Tate plans to exit bulk ingredients plants in Bulgaria, Turkey and Hungary, selling its stake in a European corn wet-milling joint venture to its partner Archer Daniels Midland . It will take full ownership of a more specialty-focused plant in Slovakia.
Specialty ingredients, such as artificial sweeteners and dietary fibres, involve special technology or patents, and therefore are much more profitable than undifferentiated bulk ingredients such as high-fructose corn syrup.
Tate’s strategy for some time has been to shift away from bulk ingredients, which are also vulnerable to fluctuations in commodity prices.
“Tate have bought an option on a brighter future,” said Jefferies analyst Martin Deboo.
Tate will receive 240 million euros ($256.46 million) in cash when the transaction closes, expected in the summer. After that, Tate would generate 55 percent of its profits from specialty ingredients, up from 50 percent now.
“The realignment strengthens our focus on specialty food ingredients and also our balance sheet,” Chief Executive Officer Javed Ahmed said.
Yet within specialty ingredients, Tate’s sucralose business has been hammered over the past year by competition from cheaper Chinese rivals. Profit in that business fell 75 percent to 16 million pounds in the financial year to March 2015.
Tate had already announced it was reviewing strategic options for the business, leading to speculation it might be sold.
Instead, Tate said it would aim to fix the business by focusing on customers that care about quality, safety and provenance more than price. It also plans to cut costs by closing a Singapore factory by the spring of 2016 and consolidating production at its facility in Alabama.

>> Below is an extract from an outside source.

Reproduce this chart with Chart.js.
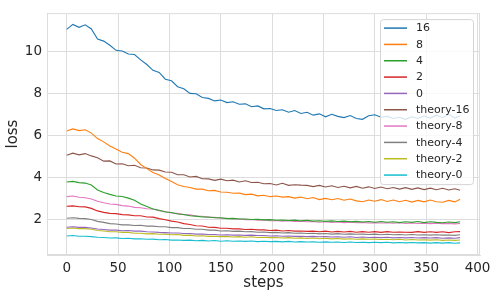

Tate predicted the sucralose business would be around breakeven in the current financial year ending in March 2016, and to return to “modest profitability” in the year ending March 2017.
It sees one-time net charges of around 125 million pounds ($185.76 million).
The company also said it would recommend an unchanged final dividend for the year ended March 2015 that would make the total for the year 28 pence per share, representing an increase of 1.4 percent. The company plans to recommend a similar dividend payment for the current year as well.